Early life and education
Goade was born in Juneau, Alaska, in 1989 or 1990. She is a member of the Tlingit and Haida tribes of Alaska and the Kiks.ádi clan of Sitka. Goade attended Fort Lewis College in Durango, Colorado, where she received a bachelor's degree in graphic design and marketing in 2014.
Career
After graduating from college, Goade became an art director for Yuit Communications in Anchorage where she worked for two years while also working as a freelance artist. She later quit her job and moved back to Juneau to illustrate picture books for the Sealaska Heritage Institute's Baby Raven Reads series, beginning with Shanyaak'utlaax: Salmon Boy (2017), for which she won the 2018 American Indian Youth Literature Award for Best Picture Book. In 2019, she illustrated the picture book Encounter, written by Brittany Luby. David Treuer of The New York Times wrote that Goade's illustrations for the book were "gorgeous and achingly rendered", and a reviewer for Shelf Awareness praised the varying perspectives of her mixed-media illustrations.

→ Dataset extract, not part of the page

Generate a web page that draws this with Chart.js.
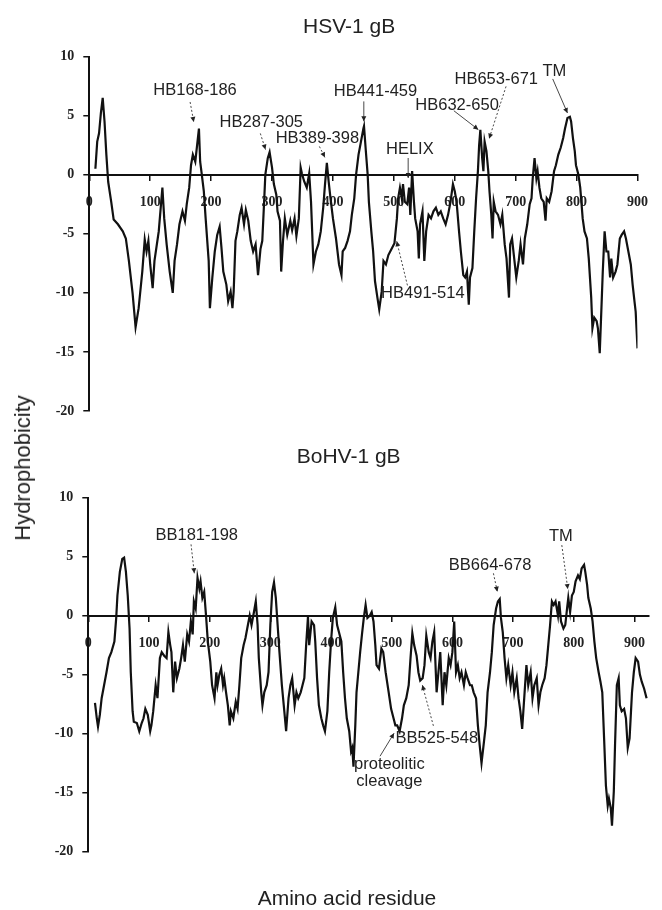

Her next work was We Are Water Protectors, written by Carole Lindstrom and published by Roaring Brook Press in 2020. The book was written in response to the Dakota Access Pipeline protests at Standing Rock, and Goade worked on the watercolor illustrations in 2018 over a period of three to four months. She received the 2021 Caldecott Medal for her illustrations, becoming the first Indigenous artist and first woman of color to win the award. In a review for The Horn Book, Autumn Allen praised the book's illustrations and remarked that "one could read the pictures without the words and take away the same main messages".

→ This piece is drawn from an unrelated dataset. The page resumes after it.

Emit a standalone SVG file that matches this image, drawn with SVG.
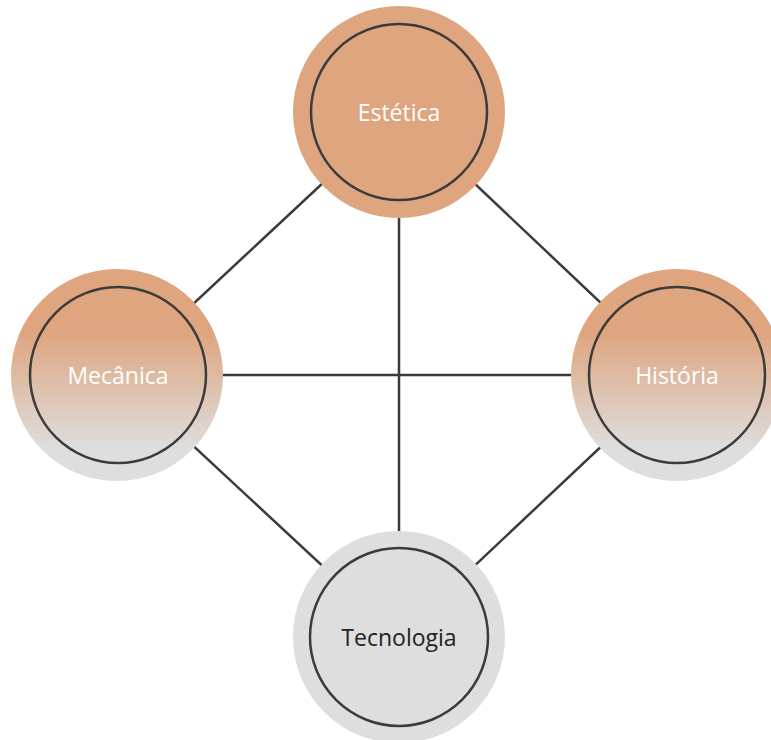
<svg xmlns="http://www.w3.org/2000/svg" width="771" height="740" viewBox="0 0 771 740">
  <style>
    .link { stroke: #3b3b3b; stroke-width: 2.5; fill: none; }
    .ring { fill: none; stroke: #3b3b3b; stroke-width: 2.5; }
    .label { font-family: "Open Sans", "Noto Sans", sans-serif; font-size: 23px; text-anchor: middle; }
    .light { fill: #ffffff; }
    .dark { fill: #222222; }
  </style>
  <defs>
    <linearGradient id="fade" x1="0" y1="0" x2="0" y2="1">
      <stop offset="0" stop-color="#dea57f"/>
      <stop offset="0.3" stop-color="#dea57f"/>
      <stop offset="0.85" stop-color="#dedede"/>
      <stop offset="1" stop-color="#dedede"/>
    </linearGradient>
  </defs>
  <rect width="771" height="740" fill="#ffffff"/>

  <g id="connectors">
    <line class="link" x1="399" y1="112" x2="399" y2="637"/>
    <line class="link" x1="117" y1="375" x2="677" y2="375"/>
    <line class="link" x1="399" y1="112" x2="117" y2="375"/>
    <line class="link" x1="399" y1="112" x2="677" y2="375"/>
    <line class="link" x1="117" y1="375" x2="399" y2="637"/>
    <line class="link" x1="677" y1="375" x2="399" y2="637"/>
  </g>

  <g id="estetica">
    <circle cx="399" cy="112" r="106" fill="#dea57f"/>
    <circle class="ring" cx="399" cy="112" r="88"/>
    <text class="label light" x="399" y="121">Estética</text>
  </g>

  <g id="mecanica">
    <circle cx="117" cy="375" r="106" fill="url(#fade)"/>
    <circle class="ring" cx="118" cy="375" r="88"/>
    <text class="label light" x="118" y="384">Mecânica</text>
  </g>

  <g id="historia">
    <circle cx="677" cy="375" r="106" fill="url(#fade)"/>
    <circle class="ring" cx="677" cy="375" r="88"/>
    <text class="label light" x="677" y="384">História</text>
  </g>

  <g id="tecnologia">
    <circle cx="399" cy="637" r="106" fill="#dedede"/>
    <circle class="ring" cx="399" cy="637" r="89"/>
    <text class="label dark" x="399" y="646">Tecnologia</text>
  </g>
</svg>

She illustrated the Google Doodle for December 30, 2020, which featured the Tlingit civil rights activist Elizabeth Peratrovich. In 2021, she collaborated with the Canadian author Tasha Spillett-Sumner on I Sang You Down from the Stars, a picture book about an Indigenous mother preparing for her new baby.
Goade's book Berry Song was published in 2022 and was selected as a 2023 Caldecott Honor book.
In 2023, Goade collaborated with former U.S. poet laureate Joy Harjo on Remember, a picture book adaptation of Harjo’s poem of the same name. Additionally, Goade was the cover artist for the young adult thriller, Warrior Girl Unearthed (2023) by Angeline Boulley.